At the Queensland University of Technology (QUT) in Brisbane, a new complex designed by Henning Larsen Architects, in collaboration with local partners Wilson Architects and TCL Landscape, makes an impressive virtue of its sloping site, integrating the varied topography – and greenery – of its surroundings into a sociable and energized space.
The newly completed Peter Coaldrake Education Precinct is devoted to a range of both scientific and art-oriented programs. To this end, it adds additional classrooms, research spaces and offices to the university. Situated on a busy stretch of the campus and organized around a tall central atrium, the building deftly negotiates a change in grade while presenting a light and transparent face to the campus.
Inside, a long social atrium forms the spine of the complex. A sort of terraced garden frames the tall atrium in greenery, with an imposingly large – yet playful – two-storey sphere commanding an open space at the heart of the building.
With 3mm LED 4K resolution, the custom-made sphere is the only installation of its kind. Projecting images of planets, moons and other celestial bodies, the installation is a fitting centrepiece for a place that aims to draw a connection between the interior, the campus and the world(s) beyond.
The building’s ground floor is designed to serve as a pedestrian corridor through the campus, providing ample and varied seating options – including ubiquitous “hangout” stairs. Above, higher floors look out onto the atrium with quieter study spaces, while offices and research spaces wrap the building’s perimeter.
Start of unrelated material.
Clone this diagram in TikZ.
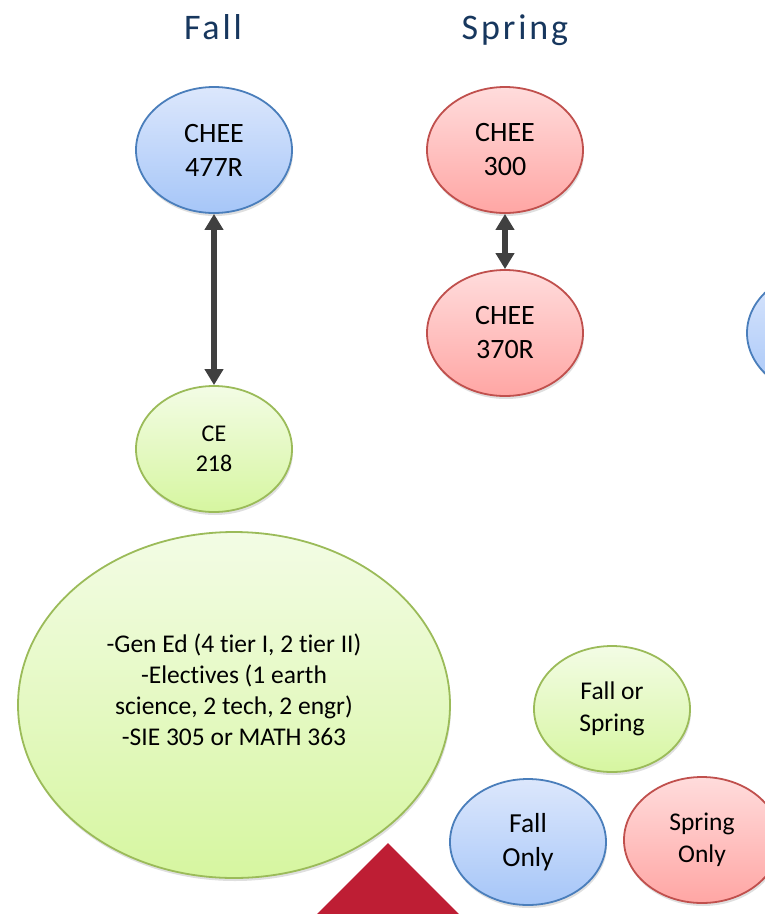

According to QUT Executive Dean of Education, Professor Carol Nicoll, the building’s integration of technologically sophisticated learning environments and social spaces is crucial to learning. “Our flexible formal and informal learning spaces are designed to foster collaborative peer-to-peer learning and can be configured for face-to-face and online learning,” Nicoll said.
Meeting the ground with a transparent three-storey curtain wall, the expansive and light-filled atrium is topped by a slightly bulkier volume. Cantilevered over the building’s glass base, the upper levels are framed by a second skin of perforated metal. Reducing solar heat gain and glare while maintaining open and light-filled interiors, the facade’s angled geometry offers an architectural solution that suits the hot climate. The massing of Henning Larsen‘s QUT design is similarly configured to mitigate heat gain, while the slight cantilever of the upper levels helps shade the indoor and outdoor spaces below, creating more comfortable conditions.
Visually, the building’s perforated face also breaks up its long and almost monolithic body, creating a friendlier and more dynamic presence. It’s a tempting place to explore – and linger.
QUT’s new Peter Coaldrake Education Precinct combines social nooks and technology spaces to create a compelling new complex.